Karşılıklı söylemeler sabaha kadar devam eder. Dağlarda yatıya kalmak çok eski
bir gelenektir. Gitmenin, kalmanın, yemek hazırlamanın, yemek yemenin, oturmanın
ve eğlenmenin bir adabı vardır. Adaba uymayanlar, taşkınlık yapanlar gruptan
uzaklaştırılır. Bir yada iki geceliğine yatıya gidenler ise, ya Cuma, ya da cumartesi akşamı
gidip Pazar akşamı dönerler. Geçmişte kadınlar da kıra giderlerdi. Çarşamba ve
Cumartesi günleri öğleden sonraları genellikle aile fertleri, komşu ya da akraba
aile eşliğinde giderlerdi. Kadınların gittikleri gezi yerleri günümüzde artık
iskan sahaları oldu, gecekondularla kaplandı. Kadınlar genellikle çiğköfte ile
giderler, bazen de evde yaptıkları yemekleri götürürlerdi. Özellikle erkeklerin
gittikleri başlıca dağ ve diğer mesire yerleri şunlardır: Kanlı Mağara, Delikli
Mağara, Şıh Maksut, İpek Mağarası, Merkêfe, Top Dağı, Dip Karlık, Karlıklar, Dev
Teşti, Halepli Bahçesi, Karaköprü, Cavsak Suyu ve Zeytinlik. Harefene Harefene akran ve samimi arkadaşlar arasında olur. Varlıklar ve gençler
harefeneye pek itibar etmezler. Bu bakımdan harefene daha çok dar gelirliler
arasında yapılır. Harefenede yapılan masrafları bölüşmek esastır. Tüm masrafları
bir ya da iki kişi yapar. Sonra bölüşülür. Harefene gündüz olabileceği gibi gece eğlencelerinde de olur. Sünnet Düğünü Sünnet düğününde yine küvre denilen vekil vardır. Küvre sünnet olacak çocuğu
veya çocukları kucağına alarak sünnet ettirir. Sünnet düğününden birkaç gün önce, gelecek olan misafirlere verilmek üzere
yemekler hazırlanır. Sünnet düğününün belli başlı yemeği yörede tirit denilen
yemektir. Sünnet düğününden bir gün önce sünnet olacak çocuk at, atlı araba, otomobil
v.s. binek hayvanı veya vasıtalardan biriyle şehirde gezdirilir. Genellikle
Dergâh denilen İbrahim Halil Camii'ne götürülerek buradaki kutsal olduğuna
inanılan suyla yüzü yıkanır ve içirilir. Sünnet yapılacak günün (genelde Pazar) sabahı erken saatlerde misafirler
toplanırlar. Sünnet olacak çocuğu küvre kucağına alarak sünnet yapılacak masanın
yanındaki yerde oturur. Sünnet anında uyuşturucu iğne yapılmadığından, sünnet
olacak çocuk acıyı duymasın diye sürekli ağzına şeker ve lokum konur. Hazırlanan
yatağına yatırılır. Yemeğe misafirler gruplar halinde alınır. Yemekten sonra ise yine acı kahve
ve sigara ikram edilir. Kirvelik Türk toplumunda kirveliğin yeri ve önemi büyüktür. Urfa'da ise kirvelik çok
daha başka anlamlar yüklenir, derin bağlar kurar. Oğlunu sünnet ettirecek ya da
evlendirecek ailenin kirvesi yoksa, aile reisi çok iyi düşünerek, ailenin
kirveliğini yapacak uygun birisini bulur. Seçilen adaya kirvelik önerilir. Aday
genellikle öneriyi kabul eder. Zira, kirvelik, bir onur ve itibar meselesidir.

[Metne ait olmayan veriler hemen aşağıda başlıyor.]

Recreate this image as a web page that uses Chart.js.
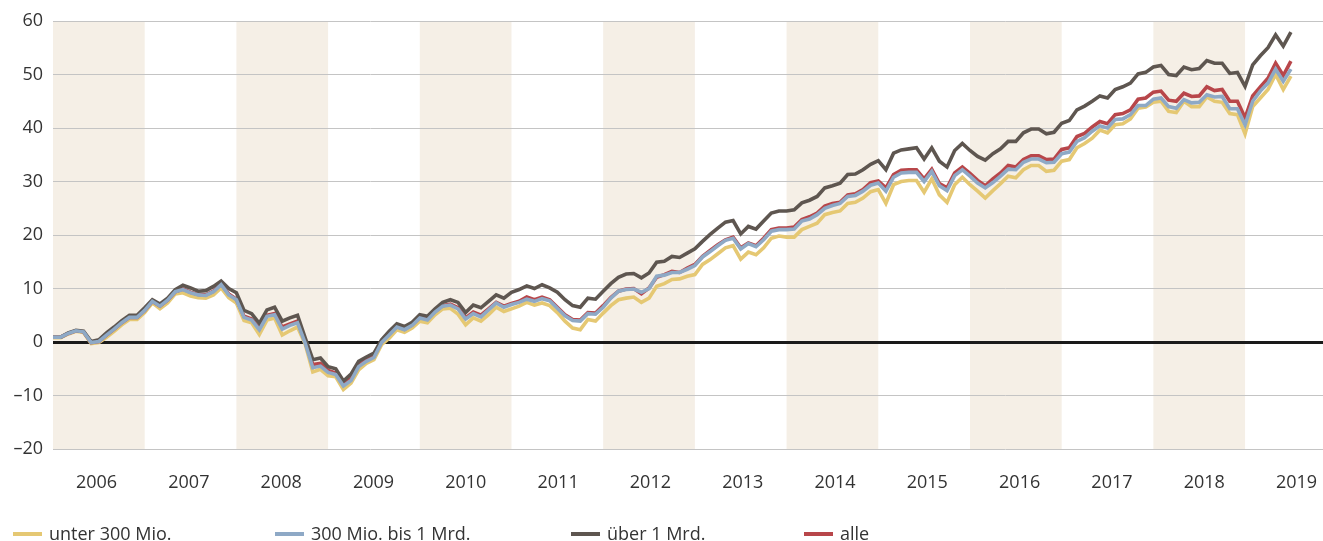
<!DOCTYPE html>
<html>
<head>
<meta charset="utf-8">
<script src="https://cdn.jsdelivr.net/npm/chart.js@4.4.0/dist/chart.umd.min.js"></script>
<style>
  html, body { margin: 0; padding: 0; background: #ffffff; }
  #wrap { position: relative; width: 1323px; height: 541px; overflow: hidden; }
  #chart { position: absolute; left: 0; top: 0; }
  #legend { position: absolute; left: 0; top: 520px; width: 1323px; height: 26px; font-family: "Open Sans", sans-serif; font-size: 18px; color: #333333; }
  .item { position: absolute; top: 0; height: 26px; line-height: 26px; white-space: nowrap; }
  .swatch { display: inline-block; width: 29px; height: 4px; vertical-align: middle; margin-right: 7px; position: relative; top: -1px; }
</style>
</head>
<body>
<div id="wrap">
  <canvas id="chart" width="1323" height="541"></canvas>
  <div id="legend"></div>
</div>
<script>
// ---- data (monthly, first value = January 2006) ----
const startYear = 2006;
const yearLabels = ['2006','2007','2008','2009','2010','2011','2012','2013','2014','2015','2016','2017','2018','2019'];
const shadedYears = [2006, 2008, 2010, 2012, 2014, 2016, 2018];
const seriesNames = ['unter 300 Mio.', '300 Mio. bis 1 Mrd.', 'über 1 Mrd.', 'alle'];
const seriesColors = ['#e5c873', '#8ea9c6', '#5e5650', '#b8464a'];
const yTicks = [-20, -10, 0, 10, 20, 30, 40, 50, 60];

const unter300 = [
  0.8,0.8,1.5,2.0,1.8,-0.3,-0.1,0.9,2.0,3.2,
  4.2,4.2,5.5,7.3,6.2,7.3,9.0,9.2,8.6,8.3,
  8.2,8.8,10.1,8.3,7.3,4.0,3.6,1.4,4.1,4.5,
  1.3,2.1,2.8,-0.4,-5.6,-5.1,-6.3,-6.5,-8.9,-7.7,
  -5.2,-4.0,-3.3,-0.5,0.7,2.3,1.8,2.6,3.9,3.6,
  5.1,6.2,6.3,5.2,3.2,4.5,3.9,5.1,6.5,5.7,
  6.2,6.7,7.4,6.9,7.3,6.8,5.5,3.9,2.6,2.3,
  4.2,3.9,5.4,6.8,7.9,8.2,8.4,7.4,8.2,10.4,
  10.9,11.7,11.8,12.3,12.6,14.5,15.4,16.5,17.6,18.0,
  15.5,16.8,16.3,17.6,19.4,19.8,19.6,19.6,21.0,21.6,
  22.2,23.8,24.2,24.5,25.9,26.1,26.9,28.1,28.5,25.9,
  29.4,30.0,30.2,30.2,28.0,30.5,27.5,26.1,29.4,30.8,
  29.4,28.2,26.9,28.3,29.6,31.0,30.7,32.2,33.0,33.0,
  31.9,32.1,33.8,34.1,36.3,37.1,38.1,39.6,39.1,40.6,
  40.8,41.7,43.7,43.9,44.8,45.0,43.1,42.9,45.0,44.0,
  44.0,45.8,45.0,44.8,42.7,42.5,38.9,44.0,45.6,47.2,
  50.0,47.2,49.7
];
const mio300bis1mrd = [
  0.9,0.9,1.6,2.1,1.9,-0.1,0.1,1.3,2.4,3.6,
  4.6,4.6,5.9,7.6,6.7,7.8,9.4,9.8,9.2,8.8,
  8.7,9.4,10.7,8.8,7.9,4.6,4.1,2.3,4.8,5.1,
  2.4,3.1,3.6,-0.2,-4.8,-4.5,-5.7,-6.1,-8.2,-7.2,
  -4.6,-3.6,-2.9,-0.1,1.3,2.8,2.3,3.1,4.5,4.1,
  5.6,6.7,6.9,6.2,4.3,5.3,4.7,6.0,7.3,6.5,
  7.0,7.4,8.0,7.6,8.1,7.7,6.3,4.9,4.0,3.9,
  5.3,5.2,6.5,8.2,9.5,9.8,9.9,9.3,10.0,12.3,
  12.5,13.0,13.0,13.6,14.3,15.9,16.9,18.0,19.0,19.4,
  17.4,18.4,17.8,19.1,20.7,21.0,21.0,21.1,22.6,23.0,
  23.8,25.0,25.5,25.9,27.2,27.4,28.2,29.3,29.7,28.2,
  30.8,31.6,31.7,31.7,30.0,31.9,29.2,28.3,31.1,32.2,
  31.0,29.7,28.8,29.8,31.0,32.3,32.2,33.6,34.2,34.2,
  33.5,33.6,35.2,35.5,37.5,38.2,39.4,40.4,40.0,41.6,
  41.7,42.5,44.2,44.2,45.4,45.6,44.0,43.7,45.3,44.7,
  44.8,46.2,45.8,45.9,43.6,43.6,40.6,45.0,46.9,48.4,
  51.0,48.7,51.0
];
const ueber1mrd = [
  0.9,0.9,1.7,2.2,2.0,0.1,0.4,1.7,2.8,4.0,
  5.0,5.0,6.4,7.9,7.1,8.2,9.8,10.6,10.1,9.5,
  9.6,10.4,11.4,10.0,9.2,5.9,5.3,3.5,6.0,6.5,
  3.9,4.5,5.0,0.8,-3.3,-3.0,-4.6,-5.0,-7.3,-6.0,
  -3.6,-2.8,-2.1,0.4,2.0,3.4,2.9,3.7,5.1,4.8,
  6.2,7.4,7.9,7.4,5.5,6.9,6.4,7.6,8.8,8.2,
  9.3,9.8,10.5,10.0,10.7,10.1,9.3,7.9,6.8,6.5,
  8.2,8.0,9.5,10.9,12.1,12.7,12.8,12.0,12.9,14.9,
  15.1,16.0,15.8,16.6,17.4,18.8,20.1,21.3,22.4,22.7,
  20.2,21.6,21.1,22.6,24.1,24.5,24.5,24.7,26.0,26.5,
  27.2,28.8,29.2,29.7,31.3,31.4,32.2,33.2,33.9,32.2,
  35.3,35.9,36.1,36.3,34.2,36.3,33.8,32.7,35.8,37.1,
  35.8,34.7,34.0,35.2,36.1,37.5,37.5,39.1,39.8,39.8,
  38.9,39.2,40.9,41.4,43.4,44.1,45.0,46.0,45.6,47.2,
  47.7,48.4,50.1,50.4,51.4,51.7,50.0,49.8,51.4,50.9,
  51.1,52.6,52.1,52.1,50.2,50.4,47.8,51.8,53.5,55.0,
  57.4,55.3,57.9
];
const alle = [
  0.9,0.9,1.6,2.1,1.9,-0.1,0.1,1.3,2.4,3.6,
  4.6,4.6,5.9,7.6,6.7,7.8,9.4,9.9,9.3,8.9,
  8.8,9.5,10.8,9.0,8.0,4.8,4.3,2.5,5.0,5.3,
  2.8,3.4,3.9,0.0,-4.2,-4.0,-5.3,-5.8,-7.8,-6.8,
  -4.3,-3.4,-2.7,0.0,1.5,2.9,2.4,3.2,4.6,4.3,
  5.7,6.8,7.1,6.4,4.5,5.6,5.0,6.2,7.4,6.7,
  7.2,7.6,8.4,7.9,8.4,7.9,6.5,5.1,4.2,4.1,
  5.5,5.4,6.8,8.3,9.5,9.9,10.0,9.0,10.1,12.1,
  12.6,13.2,13.0,13.8,14.5,16.0,17.1,18.2,19.1,19.6,
  17.6,18.5,18.0,19.4,21.0,21.3,21.3,21.5,22.9,23.4,
  24.1,25.4,25.9,26.1,27.5,27.7,28.5,29.8,30.1,28.8,
  31.3,32.1,32.2,32.2,30.5,32.3,29.6,28.8,31.6,32.7,
  31.5,30.2,29.2,30.5,31.6,33.0,32.7,34.1,34.8,34.8,
  34.1,34.2,36.0,36.3,38.4,39.0,40.2,41.2,40.8,42.5,
  42.7,43.4,45.4,45.6,46.7,46.9,45.2,45.0,46.5,45.9,
  46.0,47.7,47.0,47.2,45.0,45.0,41.9,46.0,47.7,49.3,
  52.1,49.8,52.5
];

const seriesValues = [unter300, mio300bis1mrd, ueber1mrd, alle];
const drawOrder = [3, 0, 1, 2]; // lower = drawn on top

// ---- plugins ----
const yearBands = {
  id: 'yearBands',
  beforeDraw(chart) {
    const { ctx, chartArea, scales } = chart;
    ctx.save();
    ctx.fillStyle = '#f5efe6';
    shadedYears.forEach(y => {
      const m0 = (y - startYear) * 12, m1 = m0 + 12;
      const x0 = scales.x.getPixelForValue(m0);
      const x1 = scales.x.getPixelForValue(m1);
      ctx.fillRect(x0, chartArea.top, x1 - x0, chartArea.bottom - chartArea.top);
    });
    ctx.restore();
  }
};

const FONT = '"Open Sans", sans-serif';

new Chart(document.getElementById('chart'), {
  type: 'line',
  data: {
    datasets: seriesNames.map((name, s) => ({
      label: name,
      data: seriesValues[s].map((v, i) => ({ x: i, y: v })),
      borderColor: seriesColors[s],
      backgroundColor: seriesColors[s],
      borderWidth: 3.6,
      pointRadius: 0,
      tension: 0,
      fill: false,
      order: drawOrder[s]
    }))
  },
  options: {
    responsive: false,
    animation: false,
    events: [],
    layout: { padding: { top: 21, right: 0, bottom: 0, left: 0 } },
    plugins: { legend: { display: false }, tooltip: { enabled: false } },
    scales: {
      x: {
        type: 'linear',
        min: 0,
        max: 166.2,
        grid: { display: false, drawTicks: false },
        border: { display: false },
        afterFit(scale) {
          scale.height = 92;
          scale.paddingLeft = 0;
          scale.paddingRight = 0;
        },
        afterBuildTicks(scale) {
          scale.ticks = yearLabels.map((y, k) => ({ value: 5.7 + k * 12.08 }));
        },
        ticks: {
          autoSkip: false,
          maxRotation: 0,
          padding: 23,
          color: '#333333',
          font: { family: FONT, size: 18 },
          callback: (v, idx) => yearLabels[idx]
        }
      },
      y: {
        min: -20,
        max: 60,
        afterFit(scale) {
          scale.width = 53;
          scale.paddingTop = 0;
          scale.paddingBottom = 0;
        },
        afterBuildTicks(scale) { scale.ticks = yTicks.map(v => ({ value: v })); },
        grid: {
          drawTicks: false,
          color: ctx => ctx.tick && ctx.tick.value === 0 ? '#1a1a1a' : '#c4c4c4',
          lineWidth: ctx => ctx.tick && ctx.tick.value === 0 ? 3 : 1
        },
        border: { display: false },
        ticks: {
          padding: 10,
          color: '#333333',
          font: { family: FONT, size: 18 },
          callback: v => v < 0 ? '\u2013' + Math.abs(v) : String(v)
        }
      }
    }
  },
  plugins: [yearBands]
});

// ---- legend ----
const legendX = [13, 275, 571, 804];
const legend = document.getElementById('legend');
seriesNames.forEach((name, s) => {
  const it = document.createElement('div');
  it.className = 'item';
  it.style.left = legendX[s] + 'px';
  const sw = document.createElement('span');
  sw.className = 'swatch';
  sw.style.background = seriesColors[s];
  it.appendChild(sw);
  it.appendChild(document.createTextNode(name));
  legend.appendChild(it);
});
</script>
</body>
</html>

Kirvelik kabul edilmişse, kirveye uygun bir hediye gönderilir. Bu çocukların
sünnetine ya da delikanlılarının evlenmesine işarettir. Kirve hediyesini
hoşnutlukla alır. Sünnet sözkonusu ise, çocukların sünnet elbiselerini yaptırır;
evlenme ise, düğün, süpha, hamam yemeği ve diğer törenleri üstlenir. Düğünde
damadın elbisesini giydirir. Düğünde damadın yanıbaşında bulunur ve süpha
ziyafetinde damat ile beraber tahtta oturur. Aşçıya, davulcuya, berbere,
kahveciye ve gereken yerlere damat ile birlikte bol bol bahşiş verir. Damadın
gerdeğe konulmasında bulunur. Düğünden sonra, uygun bir hediye ile evli çifti
ziyarete gider. Kirve, ailenin kirvesidir. Genellikle kendisine, “Kirve” diye hitap edilir.

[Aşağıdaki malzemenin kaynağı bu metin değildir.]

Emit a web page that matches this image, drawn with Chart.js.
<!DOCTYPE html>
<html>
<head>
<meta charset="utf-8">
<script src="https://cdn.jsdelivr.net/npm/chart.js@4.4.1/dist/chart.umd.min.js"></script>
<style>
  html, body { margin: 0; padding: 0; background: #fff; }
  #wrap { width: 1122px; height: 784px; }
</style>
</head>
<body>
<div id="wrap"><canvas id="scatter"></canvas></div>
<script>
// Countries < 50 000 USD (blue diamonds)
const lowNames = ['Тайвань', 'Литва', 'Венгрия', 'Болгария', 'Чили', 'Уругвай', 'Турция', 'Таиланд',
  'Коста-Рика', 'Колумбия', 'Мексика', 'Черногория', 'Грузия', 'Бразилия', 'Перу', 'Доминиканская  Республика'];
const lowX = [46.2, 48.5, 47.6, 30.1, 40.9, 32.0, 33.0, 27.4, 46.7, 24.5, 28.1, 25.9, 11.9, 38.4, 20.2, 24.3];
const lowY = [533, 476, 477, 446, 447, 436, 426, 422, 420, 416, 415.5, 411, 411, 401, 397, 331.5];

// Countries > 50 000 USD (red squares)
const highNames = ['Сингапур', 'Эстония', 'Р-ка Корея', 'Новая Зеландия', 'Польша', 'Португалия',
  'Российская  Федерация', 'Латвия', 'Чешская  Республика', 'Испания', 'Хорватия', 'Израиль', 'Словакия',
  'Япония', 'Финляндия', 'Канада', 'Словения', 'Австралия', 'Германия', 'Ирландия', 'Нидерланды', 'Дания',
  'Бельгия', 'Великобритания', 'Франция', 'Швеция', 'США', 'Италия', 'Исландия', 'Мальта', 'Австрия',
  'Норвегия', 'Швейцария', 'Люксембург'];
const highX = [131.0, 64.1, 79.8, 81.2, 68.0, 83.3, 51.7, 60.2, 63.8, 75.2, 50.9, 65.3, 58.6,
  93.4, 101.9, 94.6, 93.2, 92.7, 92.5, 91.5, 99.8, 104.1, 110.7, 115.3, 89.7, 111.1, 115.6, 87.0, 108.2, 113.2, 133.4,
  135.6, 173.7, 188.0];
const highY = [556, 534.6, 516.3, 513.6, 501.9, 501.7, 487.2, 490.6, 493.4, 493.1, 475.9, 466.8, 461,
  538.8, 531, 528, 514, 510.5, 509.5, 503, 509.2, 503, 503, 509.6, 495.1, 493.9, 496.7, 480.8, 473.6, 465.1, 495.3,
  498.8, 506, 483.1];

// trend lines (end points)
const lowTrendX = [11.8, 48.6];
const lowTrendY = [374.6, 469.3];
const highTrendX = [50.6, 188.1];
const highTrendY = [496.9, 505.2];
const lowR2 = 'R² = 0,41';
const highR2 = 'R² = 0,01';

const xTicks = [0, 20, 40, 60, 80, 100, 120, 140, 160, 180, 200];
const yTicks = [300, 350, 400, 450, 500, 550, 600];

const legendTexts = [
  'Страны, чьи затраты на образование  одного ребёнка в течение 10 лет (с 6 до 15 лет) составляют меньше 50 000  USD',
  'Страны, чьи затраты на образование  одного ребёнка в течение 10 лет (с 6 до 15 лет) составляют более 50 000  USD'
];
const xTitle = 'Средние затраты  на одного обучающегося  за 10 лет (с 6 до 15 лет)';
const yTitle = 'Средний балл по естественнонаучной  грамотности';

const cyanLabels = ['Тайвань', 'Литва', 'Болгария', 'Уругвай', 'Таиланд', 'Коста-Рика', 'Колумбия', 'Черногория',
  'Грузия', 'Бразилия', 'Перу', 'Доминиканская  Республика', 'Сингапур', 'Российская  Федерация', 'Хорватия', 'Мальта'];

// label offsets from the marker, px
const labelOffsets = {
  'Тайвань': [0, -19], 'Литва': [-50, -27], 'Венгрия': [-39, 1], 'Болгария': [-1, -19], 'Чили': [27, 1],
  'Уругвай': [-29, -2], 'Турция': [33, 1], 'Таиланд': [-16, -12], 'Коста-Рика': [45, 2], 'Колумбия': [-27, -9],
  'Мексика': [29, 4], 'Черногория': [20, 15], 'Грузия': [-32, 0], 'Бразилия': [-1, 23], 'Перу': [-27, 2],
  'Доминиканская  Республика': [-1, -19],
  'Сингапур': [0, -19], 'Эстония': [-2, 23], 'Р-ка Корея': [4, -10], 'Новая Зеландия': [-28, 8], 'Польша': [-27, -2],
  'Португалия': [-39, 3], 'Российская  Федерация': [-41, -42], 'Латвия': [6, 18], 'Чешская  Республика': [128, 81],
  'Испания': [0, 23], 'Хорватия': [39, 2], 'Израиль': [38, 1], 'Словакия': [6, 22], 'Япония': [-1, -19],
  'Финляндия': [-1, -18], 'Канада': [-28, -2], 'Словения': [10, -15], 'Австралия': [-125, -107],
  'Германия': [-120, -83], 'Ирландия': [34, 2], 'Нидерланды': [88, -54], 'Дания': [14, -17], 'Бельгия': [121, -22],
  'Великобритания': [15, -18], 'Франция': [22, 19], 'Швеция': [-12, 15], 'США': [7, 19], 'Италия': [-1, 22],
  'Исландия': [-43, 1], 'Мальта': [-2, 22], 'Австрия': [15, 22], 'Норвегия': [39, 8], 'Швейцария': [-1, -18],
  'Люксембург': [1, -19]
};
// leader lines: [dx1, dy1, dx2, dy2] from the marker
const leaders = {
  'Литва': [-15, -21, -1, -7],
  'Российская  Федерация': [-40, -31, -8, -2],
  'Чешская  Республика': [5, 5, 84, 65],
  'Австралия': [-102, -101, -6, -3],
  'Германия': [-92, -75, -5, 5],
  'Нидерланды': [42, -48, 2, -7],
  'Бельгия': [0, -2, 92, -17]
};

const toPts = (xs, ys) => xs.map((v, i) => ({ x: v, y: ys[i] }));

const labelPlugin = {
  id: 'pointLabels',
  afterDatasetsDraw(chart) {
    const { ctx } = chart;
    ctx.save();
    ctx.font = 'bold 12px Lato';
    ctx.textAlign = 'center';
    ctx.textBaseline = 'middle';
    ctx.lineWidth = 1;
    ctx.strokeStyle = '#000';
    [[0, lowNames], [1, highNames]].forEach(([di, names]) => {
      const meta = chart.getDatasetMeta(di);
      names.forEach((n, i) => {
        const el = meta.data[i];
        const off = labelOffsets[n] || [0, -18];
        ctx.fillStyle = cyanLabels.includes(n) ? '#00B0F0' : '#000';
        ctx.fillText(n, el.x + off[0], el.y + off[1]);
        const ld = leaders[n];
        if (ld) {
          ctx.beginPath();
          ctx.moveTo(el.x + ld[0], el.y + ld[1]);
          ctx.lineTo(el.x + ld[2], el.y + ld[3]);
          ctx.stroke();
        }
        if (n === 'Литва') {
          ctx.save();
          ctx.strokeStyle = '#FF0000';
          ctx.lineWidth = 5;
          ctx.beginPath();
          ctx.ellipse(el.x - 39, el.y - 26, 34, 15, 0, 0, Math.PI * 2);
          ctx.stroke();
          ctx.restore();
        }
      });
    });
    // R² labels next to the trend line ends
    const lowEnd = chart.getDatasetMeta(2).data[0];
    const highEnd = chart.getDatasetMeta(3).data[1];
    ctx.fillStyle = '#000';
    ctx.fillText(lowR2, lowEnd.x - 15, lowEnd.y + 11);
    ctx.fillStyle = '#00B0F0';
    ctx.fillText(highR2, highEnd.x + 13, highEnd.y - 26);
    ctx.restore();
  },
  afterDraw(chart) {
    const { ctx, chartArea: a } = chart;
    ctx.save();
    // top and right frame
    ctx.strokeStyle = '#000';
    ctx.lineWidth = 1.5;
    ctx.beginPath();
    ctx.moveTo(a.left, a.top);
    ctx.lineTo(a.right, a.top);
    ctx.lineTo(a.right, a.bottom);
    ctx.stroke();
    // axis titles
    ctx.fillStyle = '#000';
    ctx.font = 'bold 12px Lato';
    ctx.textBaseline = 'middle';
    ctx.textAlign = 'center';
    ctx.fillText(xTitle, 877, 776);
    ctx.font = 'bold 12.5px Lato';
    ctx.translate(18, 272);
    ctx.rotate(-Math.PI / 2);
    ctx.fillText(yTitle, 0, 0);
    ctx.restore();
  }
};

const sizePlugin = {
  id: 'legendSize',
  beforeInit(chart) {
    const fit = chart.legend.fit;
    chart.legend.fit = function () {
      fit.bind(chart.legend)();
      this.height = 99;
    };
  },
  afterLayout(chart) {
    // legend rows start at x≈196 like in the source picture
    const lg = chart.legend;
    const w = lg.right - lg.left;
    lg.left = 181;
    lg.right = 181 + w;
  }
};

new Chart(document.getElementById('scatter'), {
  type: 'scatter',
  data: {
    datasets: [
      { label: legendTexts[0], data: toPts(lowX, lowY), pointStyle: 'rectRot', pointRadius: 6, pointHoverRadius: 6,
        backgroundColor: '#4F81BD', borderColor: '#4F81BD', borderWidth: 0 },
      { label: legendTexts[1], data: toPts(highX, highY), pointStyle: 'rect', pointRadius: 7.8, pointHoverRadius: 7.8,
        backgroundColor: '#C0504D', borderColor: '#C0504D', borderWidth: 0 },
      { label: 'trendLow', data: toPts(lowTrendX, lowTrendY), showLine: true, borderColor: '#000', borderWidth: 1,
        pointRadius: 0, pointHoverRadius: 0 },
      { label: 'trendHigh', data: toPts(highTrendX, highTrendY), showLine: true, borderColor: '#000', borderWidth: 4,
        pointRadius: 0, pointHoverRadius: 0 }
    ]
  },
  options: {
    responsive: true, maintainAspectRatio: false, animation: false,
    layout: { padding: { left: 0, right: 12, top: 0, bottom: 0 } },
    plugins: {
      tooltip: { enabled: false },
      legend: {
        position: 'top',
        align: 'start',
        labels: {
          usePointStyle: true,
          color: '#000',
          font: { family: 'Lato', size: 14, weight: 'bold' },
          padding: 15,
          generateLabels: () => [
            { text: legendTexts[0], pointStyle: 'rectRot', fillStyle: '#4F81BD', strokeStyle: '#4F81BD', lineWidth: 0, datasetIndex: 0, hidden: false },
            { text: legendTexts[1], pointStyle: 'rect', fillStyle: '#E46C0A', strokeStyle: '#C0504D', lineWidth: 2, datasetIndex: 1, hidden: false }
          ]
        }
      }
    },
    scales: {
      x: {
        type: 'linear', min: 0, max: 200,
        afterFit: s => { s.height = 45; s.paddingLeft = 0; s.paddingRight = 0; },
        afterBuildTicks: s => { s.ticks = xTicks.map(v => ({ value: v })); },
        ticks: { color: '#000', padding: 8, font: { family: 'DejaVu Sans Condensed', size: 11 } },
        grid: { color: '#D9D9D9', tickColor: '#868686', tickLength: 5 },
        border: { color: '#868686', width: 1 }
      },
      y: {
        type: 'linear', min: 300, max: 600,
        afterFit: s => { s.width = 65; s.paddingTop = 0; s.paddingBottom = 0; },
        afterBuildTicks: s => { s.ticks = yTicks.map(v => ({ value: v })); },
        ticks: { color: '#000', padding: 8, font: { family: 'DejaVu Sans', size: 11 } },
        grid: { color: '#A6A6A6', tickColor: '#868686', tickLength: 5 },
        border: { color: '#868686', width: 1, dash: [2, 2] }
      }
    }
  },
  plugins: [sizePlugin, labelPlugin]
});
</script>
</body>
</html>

Kirve ile kirve olunan aile arasında çok sıkı ilişkiler kurulur. Bu ilişki, kan
bağı kadar yoğun ve güçlüdür. İki aile artık birbirinden kız alıp vermez.
Kirvenin saygınlığı ve otoritesi tartışılmaz. Kirvelik, babadan oğula geçer.
Eğer arada çok önemli bir problem çıkmaz ise, kirvelik bağı asla kopmaz, devam
eder. Beş-on kuşak ötelerden gelen kirvelikler vardır. Kirvenin oğlu olmaz ise,
kendisinden sonra, kirvelik de noktalanmış olur.